In 2014 a Swiss firm exported to Syria a chemical substance which can be used to produce deadly sarin gas, Swiss media reported on Wednesday. According to public Swiss Radio and Television RTS, a Swiss firm exported five metric tons of the chemical isopropanol to Syria in 2014.
“SWİSS FİRM WAS ABLE TO EXPORT TONS OF İSOPROPANOL”
In May 2014, the Organization for the Prohibition of Chemical Weapons (OPCW) said Syria had destroyed 120 metric tons of isopropanol. “However, six months after the elimination of the stock, a Swiss firm was able to export five metric tons of isopropanol to Syria without any opposition from the Swiss authorities,” RTS said on Tuesday.
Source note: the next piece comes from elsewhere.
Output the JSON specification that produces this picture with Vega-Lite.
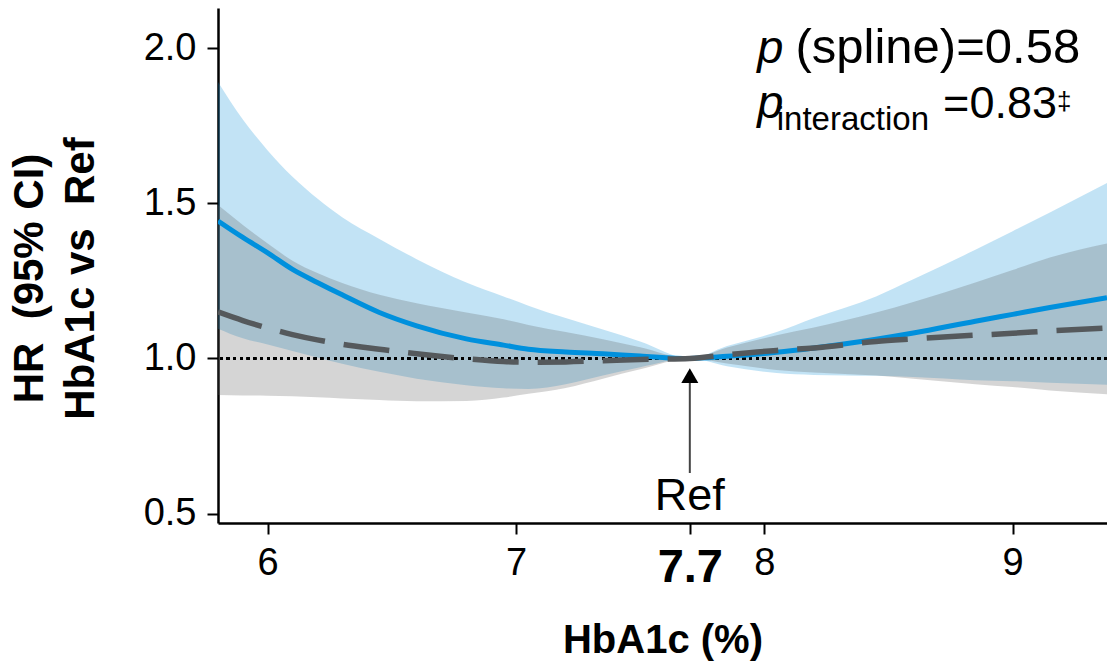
{
  "$schema": "https://vega.github.io/schema/vega-lite/v6.json",
  "width": 889,
  "height": 515,
  "autosize": {"type": "none"},
  "padding": {"left": 218, "top": 8, "right": 0, "bottom": 140},
  "background": "white",
  "config": {"view": {"stroke": null}, "font": "Liberation Sans"},
  "data": {
    "values": [
      {"x": 5.8, "b": 1.443, "bl": 1.096, "bu": 1.891, "g": 1.15, "gl": 0.882, "gu": 1.494},
      {"x": 5.9, "b": 1.39, "bl": 1.065, "bu": 1.77, "g": 1.122, "gl": 0.881, "gu": 1.43},
      {"x": 6.0, "b": 1.34, "bl": 1.045, "bu": 1.67, "g": 1.098, "gl": 0.88, "gu": 1.37},
      {"x": 6.1, "b": 1.287, "bl": 1.024, "bu": 1.585, "g": 1.077, "gl": 0.878, "gu": 1.315},
      {"x": 6.2, "b": 1.245, "bl": 1.003, "bu": 1.515, "g": 1.06, "gl": 0.875, "gu": 1.275},
      {"x": 6.3, "b": 1.205, "bl": 0.983, "bu": 1.455, "g": 1.046, "gl": 0.871, "gu": 1.243},
      {"x": 6.45, "b": 1.148, "bl": 0.957, "bu": 1.385, "g": 1.03, "gl": 0.866, "gu": 1.205},
      {"x": 6.6, "b": 1.105, "bl": 0.935, "bu": 1.32, "g": 1.015, "gl": 0.862, "gu": 1.178},
      {"x": 6.8, "b": 1.063, "bl": 0.914, "bu": 1.245, "g": 0.999, "gl": 0.863, "gu": 1.148},
      {"x": 6.95, "b": 1.043, "bl": 0.904, "bu": 1.2, "g": 0.99, "gl": 0.874, "gu": 1.126},
      {"x": 7.05, "b": 1.03, "bl": 0.902, "bu": 1.17, "g": 0.988, "gl": 0.886, "gu": 1.108},
      {"x": 7.2, "b": 1.021, "bl": 0.917, "bu": 1.13, "g": 0.989, "gl": 0.905, "gu": 1.085},
      {"x": 7.35, "b": 1.015, "bl": 0.945, "bu": 1.093, "g": 0.993, "gl": 0.935, "gu": 1.062},
      {"x": 7.5, "b": 1.008, "bl": 0.972, "bu": 1.055, "g": 0.997, "gl": 0.965, "gu": 1.036},
      {"x": 7.7, "b": 1.0, "bl": 1.0, "bu": 1.0, "g": 1.0, "gl": 1.0, "gu": 1.0},
      {"x": 7.85, "b": 1.007, "bl": 0.975, "bu": 1.04, "g": 1.012, "gl": 0.984, "gu": 1.035},
      {"x": 8.05, "b": 1.02, "bl": 0.953, "bu": 1.085, "g": 1.026, "gl": 0.963, "gu": 1.075},
      {"x": 8.2, "b": 1.034, "bl": 0.947, "bu": 1.13, "g": 1.034, "gl": 0.955, "gu": 1.1},
      {"x": 8.45, "b": 1.062, "bl": 0.944, "bu": 1.2, "g": 1.055, "gl": 0.945, "gu": 1.148},
      {"x": 8.6, "b": 1.082, "bl": 0.94, "bu": 1.255, "g": 1.063, "gl": 0.935, "gu": 1.182},
      {"x": 8.85, "b": 1.12, "bl": 0.93, "bu": 1.35, "g": 1.075, "gl": 0.917, "gu": 1.245},
      {"x": 9.0, "b": 1.142, "bl": 0.927, "bu": 1.41, "g": 1.081, "gl": 0.908, "gu": 1.285},
      {"x": 9.15, "b": 1.164, "bl": 0.922, "bu": 1.47, "g": 1.089, "gl": 0.897, "gu": 1.325},
      {"x": 9.38, "b": 1.196, "bl": 0.915, "bu": 1.565, "g": 1.098, "gl": 0.885, "gu": 1.37}
    ]
  },
  "layer": [
    {
      "mark": {"type": "area", "color": "#0b8fd7", "opacity": 0.25, "interpolate": "monotone", "clip": true},
      "encoding": {
        "x": {
          "field": "x", "type": "quantitative",
          "scale": {"domain": [5.8, 9.38], "nice": false, "zero": false},
          "axis": {
            "title": "HbA1c (%)",
            "values": [6, 7, 7.7, 8, 9],
            "labelExpr": "'' + datum.value",
            "grid": false,
            "domainColor": "black", "domainWidth": 2.5,
            "tickColor": "black", "tickWidth": 2, "tickSize": 11,
            "labelColor": "black",
            "labelFontSize": {"condition": {"test": "datum.value == 7.7", "value": 47}, "value": 38},
            "labelFontWeight": {"condition": {"test": "datum.value == 7.7", "value": "bold"}, "value": "normal"},
            "labelPadding": 10,
            "labelFlush": false,
            "labelOverlap": false,
            "titleFontSize": 40, "titleFontWeight": "bold", "titleColor": "black",
            "titlePadding": 30
          }
        },
        "y": {
          "field": "bu", "type": "quantitative",
          "scale": {"domain": [0.47, 2.129], "nice": false, "zero": false},
          "axis": {
            "title": ["HR \u00a0(95% CI)", "HbA1c vs \u00a0Ref"],
            "values": [0.5, 1, 1.5, 2],
            "format": ".1f",
            "grid": false,
            "domainColor": "black", "domainWidth": 2.5,
            "tickColor": "black", "tickWidth": 2, "tickSize": 11,
            "labelColor": "black", "labelFontSize": 38, "labelPadding": 11,
            "labelFlush": false,
            "titleFontSize": 42, "titleFontWeight": "bold", "titleColor": "black",
            "titleLineHeight": 51,
            "titlePadding": 41,
            "titleY": 270
          }
        },
        "y2": {"field": "bl"}
      }
    },
    {
      "mark": {"type": "area", "color": "#575757", "opacity": 0.25, "interpolate": "monotone", "clip": true},
      "encoding": {
        "x": {"field": "x", "type": "quantitative"},
        "y": {"field": "gu", "type": "quantitative"},
        "y2": {"field": "gl"}
      }
    },
    {
      "mark": {"type": "rule", "color": "black", "strokeWidth": 2.5, "strokeDash": [2.5, 4.2]},
      "encoding": {"y": {"datum": 1}}
    },
    {
      "mark": {"type": "line", "color": "#0090dd", "strokeWidth": 5, "interpolate": "monotone", "clip": true},
      "encoding": {
        "x": {"field": "x", "type": "quantitative"},
        "y": {"field": "b", "type": "quantitative"}
      }
    },
    {
      "mark": {"type": "line", "color": "#55595c", "strokeWidth": 5.5, "strokeDash": [46, 19], "interpolate": "monotone", "clip": true},
      "encoding": {
        "x": {"field": "x", "type": "quantitative"},
        "y": {"field": "g", "type": "quantitative"}
      }
    },
    {
      "data": {"values": [{"ax": 7.7, "ay": 0.631, "ay2": 0.93}]},
      "mark": {"type": "rule", "color": "#444444", "strokeWidth": 2},
      "encoding": {
        "x": {"field": "ax", "type": "quantitative"},
        "y": {"field": "ay", "type": "quantitative"},
        "y2": {"field": "ay2"}
      }
    },
    {
      "data": {"values": [{"ax": 7.7, "ay": 0.945}]},
      "mark": {"type": "point", "shape": "triangle-up", "filled": true, "color": "black", "opacity": 1, "size": 290},
      "encoding": {
        "x": {"field": "ax", "type": "quantitative"},
        "y": {"field": "ay", "type": "quantitative"}
      }
    },
    {
      "data": {"values": [{"tx": 7.7, "ty": 0.512, "t": "Ref"}]},
      "mark": {"type": "text", "align": "center", "baseline": "alphabetic", "fontSize": 45, "color": "black"},
      "encoding": {
        "x": {"field": "tx", "type": "quantitative"},
        "y": {"field": "ty", "type": "quantitative"},
        "text": {"field": "t"}
      }
    },
    {
      "data": {"values": [{"tx": 7.972, "ty": 1.952, "t": "p"}, {"tx": 7.972, "ty": 1.776, "t": "p"}]},
      "mark": {"type": "text", "align": "left", "baseline": "alphabetic", "fontSize": 47, "fontStyle": "italic", "color": "black"},
      "encoding": {
        "x": {"field": "tx", "type": "quantitative"},
        "y": {"field": "ty", "type": "quantitative"},
        "text": {"field": "t"}
      }
    },
    {
      "data": {"values": [{"tx": 9.272, "ty": 1.952, "t": "(spline)=0.58"}]},
      "mark": {"type": "text", "align": "right", "baseline": "alphabetic", "fontSize": 49, "color": "black"},
      "encoding": {
        "x": {"field": "tx", "type": "quantitative"},
        "y": {"field": "ty", "type": "quantitative"},
        "text": {"field": "t"}
      }
    },
    {
      "data": {"values": [{"tx": 8.05, "ty": 1.737, "t": "interaction"}]},
      "mark": {"type": "text", "align": "left", "baseline": "alphabetic", "fontSize": 33, "color": "black"},
      "encoding": {
        "x": {"field": "tx", "type": "quantitative"},
        "y": {"field": "ty", "type": "quantitative"},
        "text": {"field": "t"}
      }
    },
    {
      "data": {"values": [{"tx": 8.72, "ty": 1.776, "t": "=0.83"}]},
      "mark": {"type": "text", "align": "left", "baseline": "alphabetic", "fontSize": 45, "color": "black"},
      "encoding": {
        "x": {"field": "tx", "type": "quantitative"},
        "y": {"field": "ty", "type": "quantitative"},
        "text": {"field": "t"}
      }
    },
    {
      "data": {"values": [{"tx": 9.179, "ty": 1.8, "t": "‡"}]},
      "mark": {"type": "text", "align": "left", "baseline": "alphabetic", "fontSize": 26, "color": "black"},
      "encoding": {
        "x": {"field": "tx", "type": "quantitative"},
        "y": {"field": "ty", "type": "quantitative"},
        "text": {"field": "t"}
      }
    }
  ]
}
SWİSS AUTHORİTİES DİD NOT ADD İSOPROPANOL TO THE LİST
The Swiss State Secretariat for Economic Affairs (SECO) said that the client was “a private Syrian pharmaceutical firm” and there was “no indication that it had links to the Syrian regime at the time, nor today.” The EU has imposed sanctions on the Syrian regime, including on the export of several chemicals, including Isopropanol. But authorities of Switzerland, a non-EU member, did not add Isopropanol to its list of banned products for Syria.
Syrian regime forces have carried out 214 chemical attacks against the opposition since 2011, killing at least 1,421 people, according to the Syrian Network for Human Rights (SNHR) watchdog group.